The Terminator's killer robots may seem like a thing of science fiction. But leading scientists and tech innovators have signaled that such autonomous killers could materialize in the real world in frighteningly real ways.

During the annual International Joint Conference on Artificial Intelligence in Stockholm on Wednesday, some of the world's top scientific minds came together to sign a pledge that calls for "laws against lethal autonomous weapons."

"... we the undersigned agree that the decision to take a human life should never be delegated to a machine," the pledge says. It goes on to say, "... we will neither participate in nor support the development, manufacture, trade, or use of lethal autonomous weapons."

The moniker "autonomous weapons" doesn't draw the same fear or wonder as a killer robot, but weapons that can function without human oversight are a real concern.

In the pledge introduced by the Future of Life Institute, signees agree that AI developments can contribute to future danger. Those backing the pledge include SpaceX and Tesla founder Elon Musk and Google DeepMind co-founders Demis Hassabis, Shane Legg and Mustafa Suleyman. They are among more than 170 organizations and 2,400 individuals to take such a stance, according to the document.

"There is a moral component to this position, that we should not allow machines to make life-taking decisions for which others – or nobody – will be culpable," the pledge states. "There is also a powerful pragmatic argument: lethal autonomous weapons, selecting and engaging targets without human intervention, would be dangerously destabilizing for every country and individual."

The position of the pledge is ultimately to encourage global governments to take legal action to ban any possibility of future destruction.

"Stigmatizing and preventing such an arms race should be a high priority for national and global security," the pledge states.

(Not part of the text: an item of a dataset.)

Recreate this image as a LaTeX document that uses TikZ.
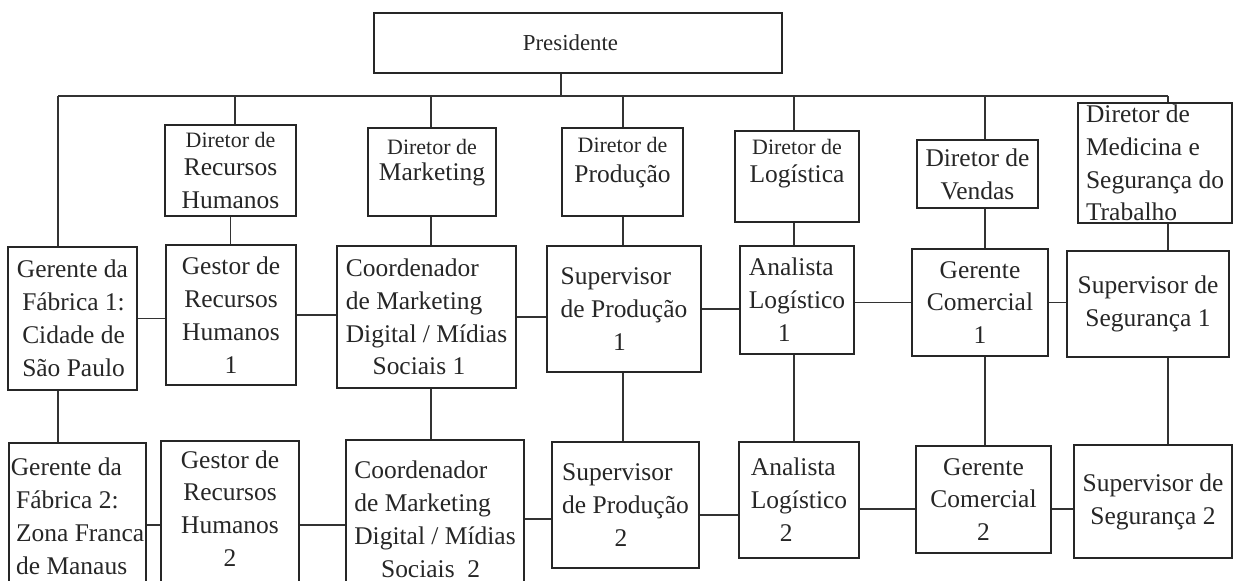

This isn't the first time AI leaders have expressed doubts.

Last August, corporate tech leaders wrote an open letter to the United Nations warning of an arms race in these weapons.

Such weapons, the letter said, "threaten to become the third revolution in warfare. Once developed, they will permit armed conflict to be fought at a scale greater than ever, and at timescales faster than humans can comprehend."

Musk also signed that letter and he spoke on his strong beliefs concerning the inevitable dangers associated with AI. He urged U.S. governors to be proactive. "Once there is awareness, people will be extremely afraid. As they should be," he said in July 2017.

But not everyone agrees with Musk dire view. In an interview with NPR, Rep. Pete Olsen, R-Texas, expressed his optimism for the future of AI.

"These are machines that are learning over time from activities they've done," Olsen said. "They become sort of intelligent through that learning. This is the great value, great tremendous benefit for our country."